From One Server to Multi‑Version Scaling: Yirendai’s Backend Architecture Journey

V 1.0

The initial architecture was extremely simple: one front‑end server, one back‑end server, and a single database, with the front‑end deployed in a multi‑level manner.

V 1.5

Problems of V1.0

After a period of growth, user volume increased dramatically, causing the application server and database to become bottlenecks.

The team expanded, and all developers worked on the same system, leading to severe merge conflicts.

To quickly relieve pressure, a major refactor was undertaken.

Improvement measures

Front‑end optimization: browser caching, compressed transmission, and YSlow‑based page tuning.

Added CDN, static content generation, and reverse proxy.

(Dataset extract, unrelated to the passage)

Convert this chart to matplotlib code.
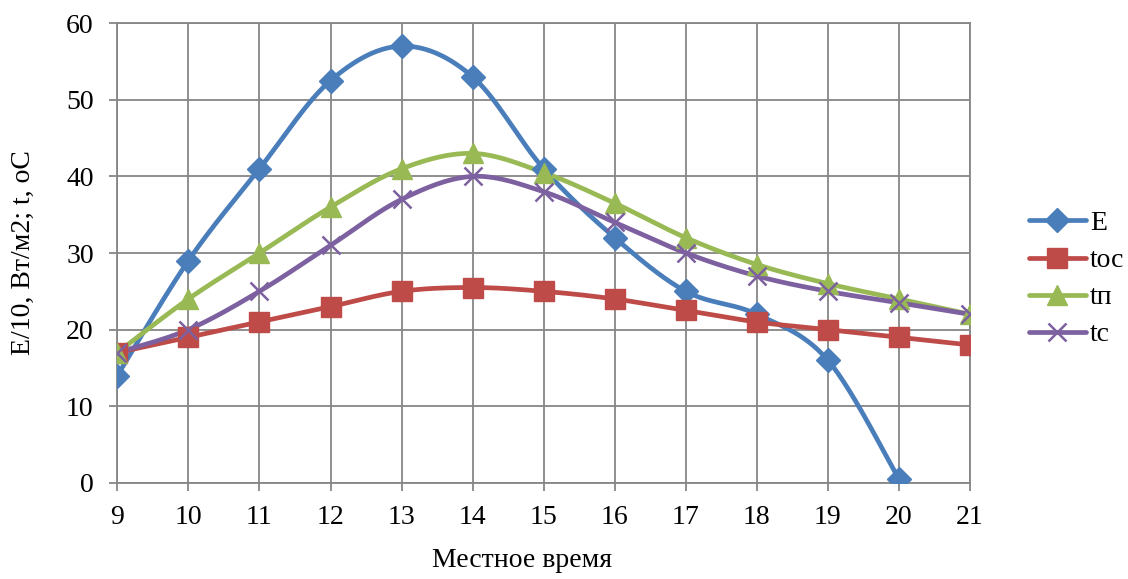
import numpy as np
import matplotlib
matplotlib.use('Agg')
import matplotlib.pyplot as plt
from matplotlib.lines import Line2D

plt.rcParams['font.family'] = ['Liberation Serif', 'DejaVu Serif']

hours = [9, 10, 11, 12, 13, 14, 15, 16, 17, 18, 19, 20, 21]
E_vals = [14, 29, 41, 52.5, 57, 53, 41, 32, 25, 22, 16, 0.5]
toc_vals = [17, 19, 21, 23, 25, 25.5, 25, 24, 22.5, 21, 20, 19, 18]
tp_vals = [17, 24, 30, 36, 41, 43, 40.5, 36.5, 32, 28.5, 26, 24, 22]
tc_vals = [17, 20, 25, 31, 37, 40, 38, 34, 30, 27, 25, 23.5, 22]


def smooth(x, y, n=30):
    # Catmull-Rom style bezier, like the spreadsheet "smoothed line"
    x = np.asarray(x, float)
    y = np.asarray(y, float)
    xs, ys = [x[0]], [y[0]]
    t = np.linspace(0, 1, n)[1:]
    for i in range(len(x) - 1):
        p0 = np.array([x[max(i - 1, 0)], y[max(i - 1, 0)]])
        p1 = np.array([x[i], y[i]])
        p2 = np.array([x[i + 1], y[i + 1]])
        p3 = np.array([x[min(i + 2, len(x) - 1)], y[min(i + 2, len(x) - 1)]])
        c1 = p1 + (p2 - p0) / 6.0
        c2 = p2 - (p3 - p1) / 6.0
        b = ((1 - t) ** 3)[:, None] * p1 + (3 * (1 - t) ** 2 * t)[:, None] * c1 \
            + (3 * (1 - t) * t ** 2)[:, None] * c2 + (t ** 3)[:, None] * p2
        xs.extend(b[:, 0])
        ys.extend(b[:, 1])
    return np.array(xs), np.array(ys)


series = [
    ('E', hours[:len(E_vals)], E_vals, '#4A7EBB', 'D', 12.5),
    ('tос', hours, toc_vals, '#BE4B48', 's', 14),
    ('tп', hours, tp_vals, '#98B954', '^', 14),
    ('tс', hours, tc_vals, '#7D60A0', 'x', 13),
]

fig = plt.figure(figsize=(11.28, 5.79), dpi=100)
ax = fig.add_axes([0.104, 0.166, 0.756, 0.794])

handles = []
for name, xv, yv, col, mk, ms in series:
    sx, sy = smooth(xv, yv)
    ax.plot(sx, sy, color=col, linewidth=3.4, solid_capstyle='round', zorder=3)
    if mk == 'x':
        ax.plot(xv, yv, linestyle='none', marker=mk, markersize=ms,
                markeredgewidth=1.8, color=col, zorder=4)
    else:
        ax.plot(xv, yv, linestyle='none', marker=mk, markersize=ms,
                color=col, markeredgecolor=col, zorder=4)
    handles.append(Line2D([0], [0], color=col, linewidth=3.4, marker=mk,
                          markersize=ms, markeredgewidth=1.8 if mk == 'x' else 1,
                          solid_capstyle='round'))

ax.set_xlim(9, 21)
ax.set_ylim(0, 60)
ax.set_xticks(hours)
ax.set_yticks(range(0, 61, 10))
ax.grid(True, color='#868686', linewidth=1.3)
ax.set_axisbelow(True)
for s in ax.spines.values():
    s.set_color('#868686')
    s.set_linewidth(1.3)
ax.tick_params(axis='both', labelsize=20, colors='#868686', labelcolor='black',
               length=6, width=1.3, direction='out')
ax.tick_params(axis='y', pad=11)
ax.tick_params(axis='x', pad=10)

ax.set_xlabel('Местное время', fontsize=20)
ax.xaxis.set_label_coords(0.475, -0.142)
ax.set_ylabel('E/10, Вт/м2; t, оС', fontsize=20, labelpad=22)

fig.legend(handles, [s[0] for s in series], loc='center left',
           bbox_to_anchor=(0.912, 0.518), frameon=False, fontsize=20,
           handlelength=2.05, labelspacing=0.42, handletextpad=0.15,
           borderpad=0, borderaxespad=0)

plt.savefig('out.png', dpi=100)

Built a large‑scale web‑server cluster.

Vertical business splitting (e.g., separate back‑ends for APP, Web, credit review, crawling, activities, reporting, etc.).

Database changed to a master‑slave topology (one master, multiple slaves).

V 2.0

Problems of V1.5

Rapid growth pushed user count over one million, with the database still the main bottleneck.

Although the team was reasonably divided, all services still shared a single database, causing design and modification conflicts.

Heavy cache usage introduced consistency and staleness issues (e.g., a product could not be taken offline promptly because of cached data).

Improvement measures

Optimize query efficiency and shorten transaction times; operations identified the slowest online queries and tuned them.

Code optimization to improve execution efficiency.

Address concurrency problems (e.g., a user logged in on two clients simultaneously could trigger duplicate actions).

Distinguish strong consistency from eventual consistency; use cache and read‑write separation wisely.

After the improvements, performance rose markedly, but the larger system made log‑based troubleshooting harder, prompting the introduction of a dedicated logging system.

Logs from business systems were collected into a Kafka queue and visualized with Kibana and a custom tool, making log search much easier.

Logging rules

Uniformly use slf4j + logback for log output.

Ensure log correlation across systems.

Apply AOP to inject additional parameters into remote calls, enabling end‑to‑end traceability.

Log content must include: timestamp (millisecond precision), request UUID, user session, device ID, client‑side timestamp, local IP, client IP, real user IP, and the number of system hops.

V 3.0

V2.0 solved short‑term performance issues, but long‑term scalability required extensive service decomposition.

Two dimensions of splitting

(1) Basic service splitting

Basic services are categorized as non‑business‑oriented and business‑oriented.

Non‑business services have little interaction with other systems.

Business services have limited coupling, similar to primary‑key/foreign‑key relationships.

(2) Business service splitting

The company’s clear business structure allowed a natural division into two major systems: loan business and wealth‑management business.

The loan side was further split into back‑end, Web, and partner‑channel services, each containing a basic service layer (e.g., application processing and after‑sale service).

A particular challenge arose with the “matching” and “bond” services that could not be cleanly separated; these were extracted into a dedicated functional service.